#### DIRECTION:
Leave out the pictures and set down exactly the lines from the start of the listing through the one with "[19, 0], [32, 6]];", both included.

#### DATA SECTION:

▼

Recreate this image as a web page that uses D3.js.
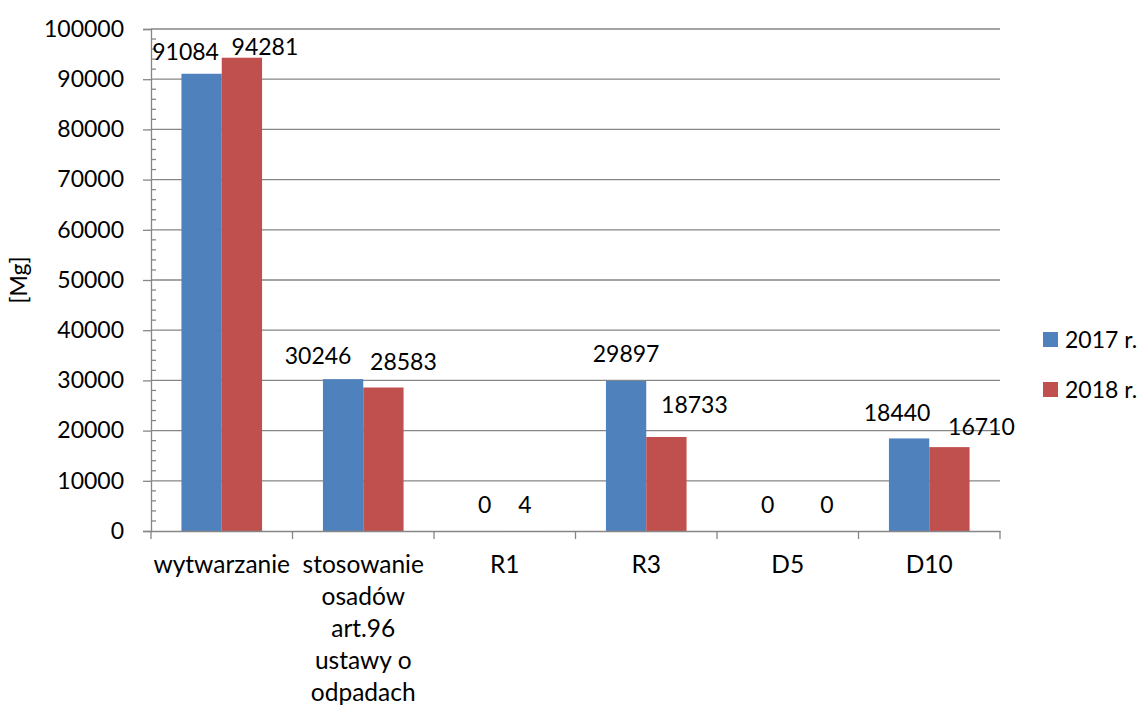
<!DOCTYPE html>
<html><head><meta charset="utf-8">
<script src="https://cdn.jsdelivr.net/npm/d3@7"></script>
<style>body{margin:0;background:#fff}svg{display:block}text{font-family:Lato,"Open Sans",sans-serif;fill:#000}</style>
</head><body><svg id="c" width="1142" height="707"></svg>
<script>
const categories = ["wytwarzanie", "stosowanie\nosadów\nart.96\nustawy o\nodpadach", "R1", "R3", "D5", "D10"];
const seriesNames = ["2017 r.", "2018 r."];
const values2017 = [91084, 30246, 0, 29897, 0, 18440];
const values2018 = [94281, 28583, 4, 18733, 0, 16710];
const yTicks = [0, 10000, 20000, 30000, 40000, 50000, 60000, 70000, 80000, 90000, 100000];
const colors = ["#4F81BD", "#C0504D"];
// manual label nudges (dx, dy) per series, as placed in the original
const labelNudge2017 = [[-16, 4], [-25, 3], [0, 0], [0, -1], [0, 0], [-12, 1]];
const labelNudge2018 = [[23, 15], [20, 0], [0, 0], [28, -6], [19, 0], [32, 6]];

const svg = d3.select("#c");
const L = 151, R = 1000, T = 29, B = 531;
const FS = 23;
const grid = "#868686";

const y = d3.scaleLinear().domain([0, 100000]).range([B, T]);
const x = d3.scaleBand().domain(categories).range([L, R]).padding(0);
const xs = d3.scaleBand().domain(seriesNames).range([0, x.bandwidth()]).paddingInner(0).paddingOuter(0.755);

// gridlines
svg.append("g").selectAll("line").data(yTicks.filter(d => d > 0)).join("line")
  .attr("x1", L).attr("x2", R).attr("y1", d => y(d)).attr("y2", d => y(d))
  .attr("stroke", grid).attr("stroke-width", 1.3);

// bars
const data = [values2017, values2018];
const nudges = [labelNudge2017, labelNudge2018];
data.forEach((vals, si) => {
  const g = svg.append("g");
  g.selectAll("rect").data(vals).join("rect")
    .attr("x", (d, i) => x(categories[i]) + xs(seriesNames[si]))
    .attr("width", xs.bandwidth())
    .attr("y", d => y(d))
    .attr("height", d => B - y(d))
    .attr("fill", colors[si]);
});

// y axis
const yAxis = d3.axisLeft(y).tickValues(yTicks).tickSize(8).tickFormat(d3.format("d")).tickPadding(19);
const ya = svg.append("g").attr("transform", `translate(${L},0)`).call(yAxis);
ya.select(".domain").attr("stroke", grid).attr("stroke-width", 1.3);
ya.selectAll(".tick line").attr("stroke", grid).attr("stroke-width", 1.3);
ya.selectAll(".tick text").attr("font-size", FS).attr("font-family", "Lato").attr("fill", "#000");
// minor ticks
const minor = d3.range(0, 100001, 2000).filter(d => d % 10000 !== 0);
svg.append("g").selectAll("line").data(minor).join("line")
  .attr("x1", L).attr("x2", L + 5).attr("y1", d => y(d)).attr("y2", d => y(d))
  .attr("stroke", grid).attr("stroke-width", 1.3);

// x axis
const xAxis = d3.axisBottom(x).tickSize(0).tickFormat("");
const xa = svg.append("g").attr("transform", `translate(0,${B})`).call(xAxis);
xa.select(".domain").attr("stroke", grid).attr("stroke-width", 1.3);
const bounds = categories.map(c => x(c)).concat([R]);
svg.append("g").selectAll("line").data(bounds).join("line")
  .attr("x1", d => d).attr("x2", d => d).attr("y1", B).attr("y2", B + 8)
  .attr("stroke", grid).attr("stroke-width", 1.3);

// category labels
const cl = svg.append("g").selectAll("text").data(categories).join("text")
  .attr("text-anchor", "middle").attr("font-size", 24.5)
  .attr("x", d => x(d) + x.bandwidth() / 2).attr("y", 573);
cl.each(function(d) {
  const t = d3.select(this);
  d.split("\n").forEach((ln, i) => {
    t.append("tspan").attr("x", x(d) + x.bandwidth() / 2).attr("dy", i === 0 ? 0 : 32).text(ln);
  });
});

// data labels
data.forEach((vals, si) => {
  svg.append("g").selectAll("text").data(vals).join("text")
    .attr("text-anchor", "middle").attr("font-size", FS)
    .attr("x", (d, i) => x(categories[i]) + xs(seriesNames[si]) + xs.bandwidth() / 2 + nudges[si][i][0])
    .attr("y", (d, i) => y(d) - 18 + nudges[si][i][1])
    .text(d => d);
});

// y title
svg.append("text").attr("transform", "translate(27,280) rotate(-90)")
  .attr("text-anchor", "middle").attr("font-size", FS).text("[Mg]");

// legend
const lg = svg.append("g").selectAll("g").data(seriesNames).join("g")
  .attr("transform", (d, i) => `translate(1043,${332 + i * 50})`);
lg.append("rect").attr("width", 15).attr("height", 15).attr("fill", (d, i) => colors[i]);
lg.append("text").attr("x", 22).attr("y", 16).attr("font-size", FS).text(d => d);
</script></body></html>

▲

#### WRITTEN REPLY:
Recreate this image as a web page that uses D3.js.
<!DOCTYPE html>
<html><head><meta charset="utf-8">
<script src="https://cdn.jsdelivr.net/npm/d3@7"></script>
<style>body{margin:0;background:#fff}svg{display:block}text{font-family:Lato,"Open Sans",sans-serif;fill:#000}</style>
</head><body><svg id="c" width="1142" height="707"></svg>
<script>
const categories = ["wytwarzanie", "stosowanie\nosadów\nart.96\nustawy o\nodpadach", "R1", "R3", "D5", "D10"];
const seriesNames = ["2017 r.", "2018 r."];
const values2017 = [91084, 30246, 0, 29897, 0, 18440];
const values2018 = [94281, 28583, 4, 18733, 0, 16710];
const yTicks = [0, 10000, 20000, 30000, 40000, 50000, 60000, 70000, 80000, 90000, 100000];
const colors = ["#4F81BD", "#C0504D"];
// manual label nudges (dx, dy) per series, as placed in the original
const labelNudge2017 = [[-16, 4], [-25, 3], [0, 0], [0, -1], [0, 0], [-12, 1]];
const labelNudge2018 = [[23, 15], [20, 0], [0, 0], [28, -6], [19, 0], [32, 6]];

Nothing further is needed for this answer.